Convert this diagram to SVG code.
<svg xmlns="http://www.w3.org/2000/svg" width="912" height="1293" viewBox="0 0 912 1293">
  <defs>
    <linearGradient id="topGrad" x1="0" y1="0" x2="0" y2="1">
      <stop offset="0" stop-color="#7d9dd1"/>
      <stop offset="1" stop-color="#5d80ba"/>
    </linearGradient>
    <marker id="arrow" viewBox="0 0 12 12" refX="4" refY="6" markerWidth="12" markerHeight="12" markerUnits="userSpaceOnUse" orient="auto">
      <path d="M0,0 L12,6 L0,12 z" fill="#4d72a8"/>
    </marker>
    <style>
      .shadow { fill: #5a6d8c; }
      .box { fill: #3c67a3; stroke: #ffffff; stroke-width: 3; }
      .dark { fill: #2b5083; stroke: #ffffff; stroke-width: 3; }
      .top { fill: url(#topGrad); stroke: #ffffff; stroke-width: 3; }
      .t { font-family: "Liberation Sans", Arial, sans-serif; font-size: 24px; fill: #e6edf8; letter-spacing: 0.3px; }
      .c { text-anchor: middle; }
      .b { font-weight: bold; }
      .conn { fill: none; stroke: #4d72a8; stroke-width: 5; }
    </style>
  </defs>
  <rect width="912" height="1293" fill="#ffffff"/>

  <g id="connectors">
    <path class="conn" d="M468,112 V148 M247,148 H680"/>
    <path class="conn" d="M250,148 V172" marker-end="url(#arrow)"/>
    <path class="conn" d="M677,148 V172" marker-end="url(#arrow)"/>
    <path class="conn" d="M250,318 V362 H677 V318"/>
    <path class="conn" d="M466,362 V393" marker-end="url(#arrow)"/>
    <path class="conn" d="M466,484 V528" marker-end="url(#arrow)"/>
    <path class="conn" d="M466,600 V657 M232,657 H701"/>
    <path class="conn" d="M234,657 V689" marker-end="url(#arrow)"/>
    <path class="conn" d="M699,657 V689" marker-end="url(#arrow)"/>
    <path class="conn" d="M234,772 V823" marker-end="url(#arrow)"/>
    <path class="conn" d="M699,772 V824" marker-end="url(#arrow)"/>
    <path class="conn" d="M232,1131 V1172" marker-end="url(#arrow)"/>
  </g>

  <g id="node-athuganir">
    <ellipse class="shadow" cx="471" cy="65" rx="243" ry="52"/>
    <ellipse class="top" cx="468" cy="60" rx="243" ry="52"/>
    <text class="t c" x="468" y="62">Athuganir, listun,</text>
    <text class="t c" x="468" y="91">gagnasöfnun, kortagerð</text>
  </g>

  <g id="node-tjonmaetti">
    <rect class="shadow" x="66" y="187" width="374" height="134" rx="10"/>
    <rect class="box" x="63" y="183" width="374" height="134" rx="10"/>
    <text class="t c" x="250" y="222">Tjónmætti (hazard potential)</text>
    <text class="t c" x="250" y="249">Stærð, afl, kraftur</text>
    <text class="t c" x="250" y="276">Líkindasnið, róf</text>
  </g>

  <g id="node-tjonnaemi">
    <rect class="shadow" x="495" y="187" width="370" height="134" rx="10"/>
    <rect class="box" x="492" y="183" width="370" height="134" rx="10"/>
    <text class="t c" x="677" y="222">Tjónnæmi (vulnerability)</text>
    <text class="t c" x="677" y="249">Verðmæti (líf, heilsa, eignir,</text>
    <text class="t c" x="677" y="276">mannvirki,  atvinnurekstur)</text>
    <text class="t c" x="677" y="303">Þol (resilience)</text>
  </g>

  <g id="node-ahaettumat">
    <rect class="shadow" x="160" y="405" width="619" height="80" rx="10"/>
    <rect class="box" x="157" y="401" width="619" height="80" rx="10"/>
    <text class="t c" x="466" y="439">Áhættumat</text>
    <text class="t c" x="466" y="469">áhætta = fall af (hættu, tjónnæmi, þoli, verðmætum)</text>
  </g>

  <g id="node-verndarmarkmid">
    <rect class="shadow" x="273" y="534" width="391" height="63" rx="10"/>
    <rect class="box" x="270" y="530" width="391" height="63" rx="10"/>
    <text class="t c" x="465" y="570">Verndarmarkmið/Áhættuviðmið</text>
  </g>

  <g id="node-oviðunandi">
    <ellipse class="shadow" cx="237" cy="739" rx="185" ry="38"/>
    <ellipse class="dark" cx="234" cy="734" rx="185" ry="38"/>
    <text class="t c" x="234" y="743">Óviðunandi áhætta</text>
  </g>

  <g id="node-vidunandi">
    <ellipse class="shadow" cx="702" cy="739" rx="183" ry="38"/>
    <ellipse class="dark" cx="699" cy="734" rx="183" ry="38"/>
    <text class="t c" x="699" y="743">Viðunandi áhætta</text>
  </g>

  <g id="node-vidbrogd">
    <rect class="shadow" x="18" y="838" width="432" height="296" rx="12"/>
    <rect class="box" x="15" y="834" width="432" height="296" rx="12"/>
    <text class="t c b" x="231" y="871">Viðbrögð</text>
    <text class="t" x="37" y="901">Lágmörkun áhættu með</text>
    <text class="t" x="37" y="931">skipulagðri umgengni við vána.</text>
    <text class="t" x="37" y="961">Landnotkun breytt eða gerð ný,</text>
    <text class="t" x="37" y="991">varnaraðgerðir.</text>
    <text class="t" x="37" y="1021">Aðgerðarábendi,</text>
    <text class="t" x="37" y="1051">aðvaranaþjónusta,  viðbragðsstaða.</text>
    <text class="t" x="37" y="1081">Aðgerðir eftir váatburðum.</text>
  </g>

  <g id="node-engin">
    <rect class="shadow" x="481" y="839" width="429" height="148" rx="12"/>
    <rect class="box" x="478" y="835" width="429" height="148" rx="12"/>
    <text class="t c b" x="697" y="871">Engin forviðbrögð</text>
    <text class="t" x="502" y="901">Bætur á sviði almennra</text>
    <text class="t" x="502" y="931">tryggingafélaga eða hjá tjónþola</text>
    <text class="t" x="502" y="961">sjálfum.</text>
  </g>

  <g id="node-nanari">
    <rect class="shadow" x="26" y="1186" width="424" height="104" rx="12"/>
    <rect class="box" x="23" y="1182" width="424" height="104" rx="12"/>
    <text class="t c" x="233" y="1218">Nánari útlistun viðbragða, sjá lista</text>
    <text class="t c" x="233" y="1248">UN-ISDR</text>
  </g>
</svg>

----

Aim of the exercise – Repeat the material above in full, quoting it exactly.

Result –
Convert this diagram to SVG code.
<svg xmlns="http://www.w3.org/2000/svg" width="912" height="1293" viewBox="0 0 912 1293">
  <defs>
    <linearGradient id="topGrad" x1="0" y1="0" x2="0" y2="1">
      <stop offset="0" stop-color="#7d9dd1"/>
      <stop offset="1" stop-color="#5d80ba"/>
    </linearGradient>
    <marker id="arrow" viewBox="0 0 12 12" refX="4" refY="6" markerWidth="12" markerHeight="12" markerUnits="userSpaceOnUse" orient="auto">
      <path d="M0,0 L12,6 L0,12 z" fill="#4d72a8"/>
    </marker>
    <style>
      .shadow { fill: #5a6d8c; }
      .box { fill: #3c67a3; stroke: #ffffff; stroke-width: 3; }
      .dark { fill: #2b5083; stroke: #ffffff; stroke-width: 3; }
      .top { fill: url(#topGrad); stroke: #ffffff; stroke-width: 3; }
      .t { font-family: "Liberation Sans", Arial, sans-serif; font-size: 24px; fill: #e6edf8; letter-spacing: 0.3px; }
      .c { text-anchor: middle; }
      .b { font-weight: bold; }
      .conn { fill: none; stroke: #4d72a8; stroke-width: 5; }
    </style>
  </defs>
  <rect width="912" height="1293" fill="#ffffff"/>

  <g id="connectors">
    <path class="conn" d="M468,112 V148 M247,148 H680"/>
    <path class="conn" d="M250,148 V172" marker-end="url(#arrow)"/>
    <path class="conn" d="M677,148 V172" marker-end="url(#arrow)"/>
    <path class="conn" d="M250,318 V362 H677 V318"/>
    <path class="conn" d="M466,362 V393" marker-end="url(#arrow)"/>
    <path class="conn" d="M466,484 V528" marker-end="url(#arrow)"/>
    <path class="conn" d="M466,600 V657 M232,657 H701"/>
    <path class="conn" d="M234,657 V689" marker-end="url(#arrow)"/>
    <path class="conn" d="M699,657 V689" marker-end="url(#arrow)"/>
    <path class="conn" d="M234,772 V823" marker-end="url(#arrow)"/>
    <path class="conn" d="M699,772 V824" marker-end="url(#arrow)"/>
    <path class="conn" d="M232,1131 V1172" marker-end="url(#arrow)"/>
  </g>

  <g id="node-athuganir">
    <ellipse class="shadow" cx="471" cy="65" rx="243" ry="52"/>
    <ellipse class="top" cx="468" cy="60" rx="243" ry="52"/>
    <text class="t c" x="468" y="62">Athuganir, listun,</text>
    <text class="t c" x="468" y="91">gagnasöfnun, kortagerð</text>
  </g>

  <g id="node-tjonmaetti">
    <rect class="shadow" x="66" y="187" width="374" height="134" rx="10"/>
    <rect class="box" x="63" y="183" width="374" height="134" rx="10"/>
    <text class="t c" x="250" y="222">Tjónmætti (hazard potential)</text>
    <text class="t c" x="250" y="249">Stærð, afl, kraftur</text>
    <text class="t c" x="250" y="276">Líkindasnið, róf</text>
  </g>

  <g id="node-tjonnaemi">
    <rect class="shadow" x="495" y="187" width="370" height="134" rx="10"/>
    <rect class="box" x="492" y="183" width="370" height="134" rx="10"/>
    <text class="t c" x="677" y="222">Tjónnæmi (vulnerability)</text>
    <text class="t c" x="677" y="249">Verðmæti (líf, heilsa, eignir,</text>
    <text class="t c" x="677" y="276">mannvirki,  atvinnurekstur)</text>
    <text class="t c" x="677" y="303">Þol (resilience)</text>
  </g>

  <g id="node-ahaettumat">
    <rect class="shadow" x="160" y="405" width="619" height="80" rx="10"/>
    <rect class="box" x="157" y="401" width="619" height="80" rx="10"/>
    <text class="t c" x="466" y="439">Áhættumat</text>
    <text class="t c" x="466" y="469">áhætta = fall af (hættu, tjónnæmi, þoli, verðmætum)</text>
  </g>

  <g id="node-verndarmarkmid">
    <rect class="shadow" x="273" y="534" width="391" height="63" rx="10"/>
    <rect class="box" x="270" y="530" width="391" height="63" rx="10"/>
    <text class="t c" x="465" y="570">Verndarmarkmið/Áhættuviðmið</text>
  </g>

  <g id="node-oviðunandi">
    <ellipse class="shadow" cx="237" cy="739" rx="185" ry="38"/>
    <ellipse class="dark" cx="234" cy="734" rx="185" ry="38"/>
    <text class="t c" x="234" y="743">Óviðunandi áhætta</text>
  </g>

  <g id="node-vidunandi">
    <ellipse class="shadow" cx="702" cy="739" rx="183" ry="38"/>
    <ellipse class="dark" cx="699" cy="734" rx="183" ry="38"/>
    <text class="t c" x="699" y="743">Viðunandi áhætta</text>
  </g>

  <g id="node-vidbrogd">
    <rect class="shadow" x="18" y="838" width="432" height="296" rx="12"/>
    <rect class="box" x="15" y="834" width="432" height="296" rx="12"/>
    <text class="t c b" x="231" y="871">Viðbrögð</text>
    <text class="t" x="37" y="901">Lágmörkun áhættu með</text>
    <text class="t" x="37" y="931">skipulagðri umgengni við vána.</text>
    <text class="t" x="37" y="961">Landnotkun breytt eða gerð ný,</text>
    <text class="t" x="37" y="991">varnaraðgerðir.</text>
    <text class="t" x="37" y="1021">Aðgerðarábendi,</text>
    <text class="t" x="37" y="1051">aðvaranaþjónusta,  viðbragðsstaða.</text>
    <text class="t" x="37" y="1081">Aðgerðir eftir váatburðum.</text>
  </g>

  <g id="node-engin">
    <rect class="shadow" x="481" y="839" width="429" height="148" rx="12"/>
    <rect class="box" x="478" y="835" width="429" height="148" rx="12"/>
    <text class="t c b" x="697" y="871">Engin forviðbrögð</text>
    <text class="t" x="502" y="901">Bætur á sviði almennra</text>
    <text class="t" x="502" y="931">tryggingafélaga eða hjá tjónþola</text>
    <text class="t" x="502" y="961">sjálfum.</text>
  </g>

  <g id="node-nanari">
    <rect class="shadow" x="26" y="1186" width="424" height="104" rx="12"/>
    <rect class="box" x="23" y="1182" width="424" height="104" rx="12"/>
    <text class="t c" x="233" y="1218">Nánari útlistun viðbragða, sjá lista</text>
    <text class="t c" x="233" y="1248">UN-ISDR</text>
  </g>
</svg>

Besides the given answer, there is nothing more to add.